Begin RECORDS FOR PROCESSING

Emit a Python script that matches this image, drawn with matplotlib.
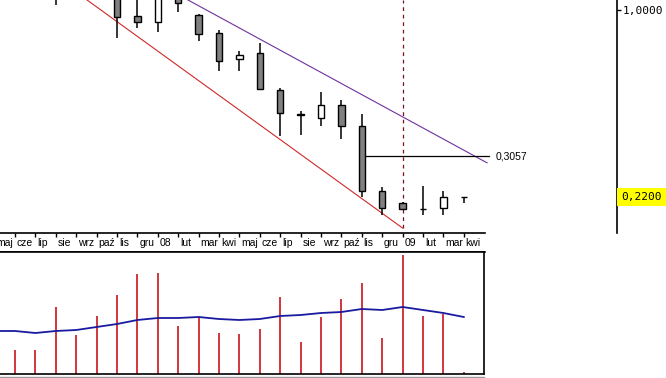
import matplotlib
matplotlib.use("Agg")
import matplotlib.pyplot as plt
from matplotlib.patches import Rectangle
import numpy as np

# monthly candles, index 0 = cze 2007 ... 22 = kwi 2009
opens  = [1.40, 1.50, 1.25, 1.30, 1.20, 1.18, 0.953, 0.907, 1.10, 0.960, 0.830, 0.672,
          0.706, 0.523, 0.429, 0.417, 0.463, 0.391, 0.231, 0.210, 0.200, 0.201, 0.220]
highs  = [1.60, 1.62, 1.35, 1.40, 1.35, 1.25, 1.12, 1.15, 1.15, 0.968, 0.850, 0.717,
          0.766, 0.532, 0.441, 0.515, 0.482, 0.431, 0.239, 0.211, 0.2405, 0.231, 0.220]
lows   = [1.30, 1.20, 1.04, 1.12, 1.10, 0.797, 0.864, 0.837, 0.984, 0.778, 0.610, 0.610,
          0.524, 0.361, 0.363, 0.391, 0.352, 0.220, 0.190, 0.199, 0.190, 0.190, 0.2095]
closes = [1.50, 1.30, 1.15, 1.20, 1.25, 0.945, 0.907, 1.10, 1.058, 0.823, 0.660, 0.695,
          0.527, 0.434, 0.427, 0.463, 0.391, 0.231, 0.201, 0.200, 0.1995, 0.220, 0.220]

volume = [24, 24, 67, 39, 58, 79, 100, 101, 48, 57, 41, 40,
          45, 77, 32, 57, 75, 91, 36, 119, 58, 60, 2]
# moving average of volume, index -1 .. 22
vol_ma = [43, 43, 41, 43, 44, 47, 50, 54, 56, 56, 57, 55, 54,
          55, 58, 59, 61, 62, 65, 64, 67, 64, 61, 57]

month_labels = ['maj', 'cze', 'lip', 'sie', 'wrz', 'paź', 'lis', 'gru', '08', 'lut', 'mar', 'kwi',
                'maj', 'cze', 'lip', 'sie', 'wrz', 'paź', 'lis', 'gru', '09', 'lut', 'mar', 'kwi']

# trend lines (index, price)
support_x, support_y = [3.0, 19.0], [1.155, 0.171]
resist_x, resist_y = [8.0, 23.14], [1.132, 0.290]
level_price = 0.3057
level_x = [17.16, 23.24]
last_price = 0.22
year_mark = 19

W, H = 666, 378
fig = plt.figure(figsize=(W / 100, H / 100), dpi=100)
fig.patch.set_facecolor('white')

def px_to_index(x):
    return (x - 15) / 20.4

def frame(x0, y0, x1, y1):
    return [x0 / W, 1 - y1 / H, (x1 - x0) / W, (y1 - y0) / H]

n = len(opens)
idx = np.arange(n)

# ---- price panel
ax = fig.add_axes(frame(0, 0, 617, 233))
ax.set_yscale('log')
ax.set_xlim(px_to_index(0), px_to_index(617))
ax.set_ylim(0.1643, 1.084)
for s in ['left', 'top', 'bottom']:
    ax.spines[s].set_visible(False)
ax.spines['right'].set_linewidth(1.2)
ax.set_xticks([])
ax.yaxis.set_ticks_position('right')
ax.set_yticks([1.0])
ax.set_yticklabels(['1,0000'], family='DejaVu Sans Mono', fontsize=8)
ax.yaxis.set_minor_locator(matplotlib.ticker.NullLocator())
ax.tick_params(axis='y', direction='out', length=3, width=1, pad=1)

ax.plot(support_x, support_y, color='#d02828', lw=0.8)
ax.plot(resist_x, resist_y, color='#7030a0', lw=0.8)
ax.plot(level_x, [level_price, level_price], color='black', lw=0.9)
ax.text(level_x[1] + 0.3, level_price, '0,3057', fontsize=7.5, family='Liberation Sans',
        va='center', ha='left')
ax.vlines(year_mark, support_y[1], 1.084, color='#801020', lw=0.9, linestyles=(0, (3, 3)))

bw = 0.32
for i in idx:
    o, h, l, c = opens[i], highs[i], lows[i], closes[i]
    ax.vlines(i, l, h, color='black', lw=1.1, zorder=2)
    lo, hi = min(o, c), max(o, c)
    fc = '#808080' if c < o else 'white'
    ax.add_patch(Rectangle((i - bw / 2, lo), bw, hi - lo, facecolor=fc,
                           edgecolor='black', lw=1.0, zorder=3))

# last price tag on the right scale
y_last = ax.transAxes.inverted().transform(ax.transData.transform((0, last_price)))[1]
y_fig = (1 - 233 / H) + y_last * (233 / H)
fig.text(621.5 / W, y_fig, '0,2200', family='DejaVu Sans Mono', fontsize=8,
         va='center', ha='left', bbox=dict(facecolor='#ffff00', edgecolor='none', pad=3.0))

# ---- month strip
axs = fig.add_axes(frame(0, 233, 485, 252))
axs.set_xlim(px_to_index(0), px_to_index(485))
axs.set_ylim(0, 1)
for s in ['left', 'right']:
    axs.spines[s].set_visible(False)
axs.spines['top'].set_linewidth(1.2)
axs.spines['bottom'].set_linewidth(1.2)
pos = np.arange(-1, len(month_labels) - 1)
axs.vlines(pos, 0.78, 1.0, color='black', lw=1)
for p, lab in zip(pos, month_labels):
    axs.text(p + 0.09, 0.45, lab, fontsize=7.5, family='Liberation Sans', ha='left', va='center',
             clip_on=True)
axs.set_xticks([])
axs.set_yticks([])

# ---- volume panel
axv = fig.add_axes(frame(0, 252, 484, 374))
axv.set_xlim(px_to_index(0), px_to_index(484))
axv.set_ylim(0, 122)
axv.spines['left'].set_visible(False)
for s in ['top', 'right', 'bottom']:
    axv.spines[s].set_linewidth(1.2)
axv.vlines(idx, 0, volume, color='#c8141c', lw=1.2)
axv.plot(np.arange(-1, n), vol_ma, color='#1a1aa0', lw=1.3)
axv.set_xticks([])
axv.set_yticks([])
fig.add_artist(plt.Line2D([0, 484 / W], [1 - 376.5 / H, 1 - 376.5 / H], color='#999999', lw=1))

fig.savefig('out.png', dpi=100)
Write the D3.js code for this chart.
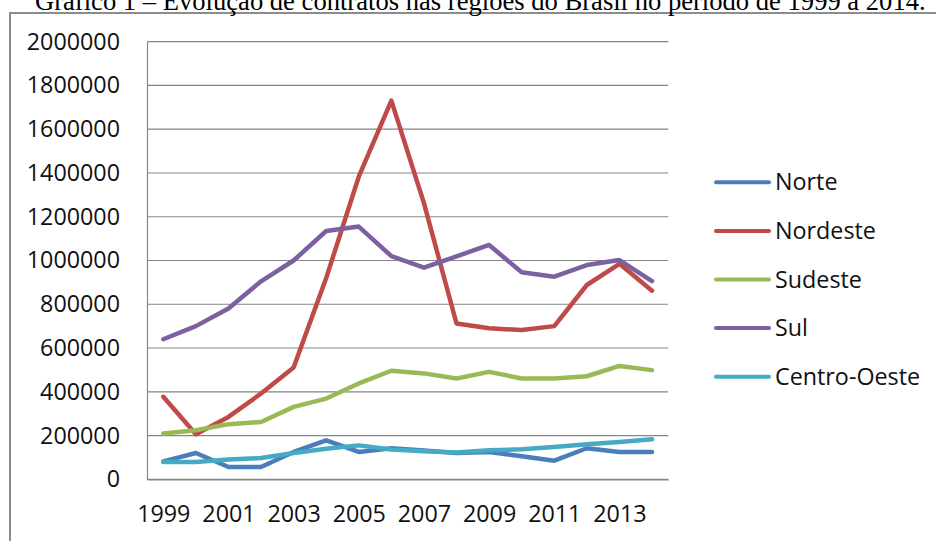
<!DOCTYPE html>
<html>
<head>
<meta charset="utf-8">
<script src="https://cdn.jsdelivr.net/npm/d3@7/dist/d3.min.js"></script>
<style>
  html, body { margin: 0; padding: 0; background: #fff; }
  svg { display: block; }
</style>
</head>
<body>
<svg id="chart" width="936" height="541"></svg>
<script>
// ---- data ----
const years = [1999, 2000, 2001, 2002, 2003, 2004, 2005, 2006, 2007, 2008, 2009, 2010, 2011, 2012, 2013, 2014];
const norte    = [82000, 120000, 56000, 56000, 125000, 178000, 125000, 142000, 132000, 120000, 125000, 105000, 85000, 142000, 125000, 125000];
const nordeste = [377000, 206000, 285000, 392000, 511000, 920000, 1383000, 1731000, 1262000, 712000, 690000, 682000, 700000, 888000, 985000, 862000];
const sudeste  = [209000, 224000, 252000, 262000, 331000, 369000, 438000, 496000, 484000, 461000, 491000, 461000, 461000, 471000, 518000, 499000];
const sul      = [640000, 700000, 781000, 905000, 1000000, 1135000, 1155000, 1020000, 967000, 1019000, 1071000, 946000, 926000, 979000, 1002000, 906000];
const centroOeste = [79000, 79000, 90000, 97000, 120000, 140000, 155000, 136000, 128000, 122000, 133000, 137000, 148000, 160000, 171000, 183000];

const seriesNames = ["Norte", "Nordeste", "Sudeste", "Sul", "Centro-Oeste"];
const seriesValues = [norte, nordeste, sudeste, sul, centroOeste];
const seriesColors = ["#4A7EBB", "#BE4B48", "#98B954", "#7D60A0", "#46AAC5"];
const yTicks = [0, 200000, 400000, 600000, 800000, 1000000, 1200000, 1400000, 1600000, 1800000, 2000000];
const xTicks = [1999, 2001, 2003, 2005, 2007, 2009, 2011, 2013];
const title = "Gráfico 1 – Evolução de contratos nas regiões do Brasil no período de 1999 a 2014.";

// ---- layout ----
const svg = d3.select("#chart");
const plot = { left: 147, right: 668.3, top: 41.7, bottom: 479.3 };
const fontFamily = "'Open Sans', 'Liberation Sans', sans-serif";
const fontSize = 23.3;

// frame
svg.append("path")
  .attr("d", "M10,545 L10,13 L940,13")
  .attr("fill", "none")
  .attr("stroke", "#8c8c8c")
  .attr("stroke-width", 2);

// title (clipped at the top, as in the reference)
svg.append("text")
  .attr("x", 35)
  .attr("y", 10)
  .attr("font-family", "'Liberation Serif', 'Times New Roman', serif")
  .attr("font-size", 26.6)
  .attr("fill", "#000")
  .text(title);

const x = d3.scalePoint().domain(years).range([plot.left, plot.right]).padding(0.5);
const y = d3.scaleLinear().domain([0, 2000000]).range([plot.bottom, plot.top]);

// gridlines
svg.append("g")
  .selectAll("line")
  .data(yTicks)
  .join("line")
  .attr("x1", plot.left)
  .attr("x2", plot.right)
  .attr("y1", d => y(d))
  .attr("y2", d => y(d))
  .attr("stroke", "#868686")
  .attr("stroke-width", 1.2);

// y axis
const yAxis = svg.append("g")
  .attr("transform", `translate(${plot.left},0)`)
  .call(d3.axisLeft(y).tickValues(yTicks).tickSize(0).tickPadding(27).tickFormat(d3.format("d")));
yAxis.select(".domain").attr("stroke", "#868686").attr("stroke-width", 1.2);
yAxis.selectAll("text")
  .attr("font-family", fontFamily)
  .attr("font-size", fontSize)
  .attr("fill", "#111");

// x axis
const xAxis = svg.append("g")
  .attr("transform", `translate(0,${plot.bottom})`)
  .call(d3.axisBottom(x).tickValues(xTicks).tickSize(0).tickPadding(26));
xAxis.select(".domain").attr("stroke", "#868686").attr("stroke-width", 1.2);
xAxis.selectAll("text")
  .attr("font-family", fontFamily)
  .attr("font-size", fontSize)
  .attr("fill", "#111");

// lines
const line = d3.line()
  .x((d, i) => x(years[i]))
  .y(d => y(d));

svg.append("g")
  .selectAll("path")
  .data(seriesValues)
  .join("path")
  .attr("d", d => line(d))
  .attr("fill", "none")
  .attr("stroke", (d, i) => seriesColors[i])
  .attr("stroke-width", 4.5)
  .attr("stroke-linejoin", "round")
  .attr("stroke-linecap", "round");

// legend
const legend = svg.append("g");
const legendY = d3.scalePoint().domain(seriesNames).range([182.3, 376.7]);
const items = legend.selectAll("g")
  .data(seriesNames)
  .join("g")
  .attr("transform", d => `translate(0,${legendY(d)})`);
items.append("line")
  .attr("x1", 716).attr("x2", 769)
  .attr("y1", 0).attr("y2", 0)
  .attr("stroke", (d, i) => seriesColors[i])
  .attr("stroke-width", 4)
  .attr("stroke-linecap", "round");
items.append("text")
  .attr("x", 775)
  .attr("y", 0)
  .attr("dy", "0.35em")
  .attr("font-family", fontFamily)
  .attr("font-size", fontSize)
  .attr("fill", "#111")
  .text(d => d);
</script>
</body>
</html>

End RECORDS FOR PROCESSING

** WHAT TO PRODUCE **
Pick out, from the lines above, every one that contains the string "matplotlib".

** IN RESPONSE **
Emit a Python script that matches this image, drawn with matplotlib.
import matplotlib
matplotlib.use("Agg")
import matplotlib.pyplot as plt
from matplotlib.patches import Rectangle
ax.yaxis.set_minor_locator(matplotlib.ticker.NullLocator())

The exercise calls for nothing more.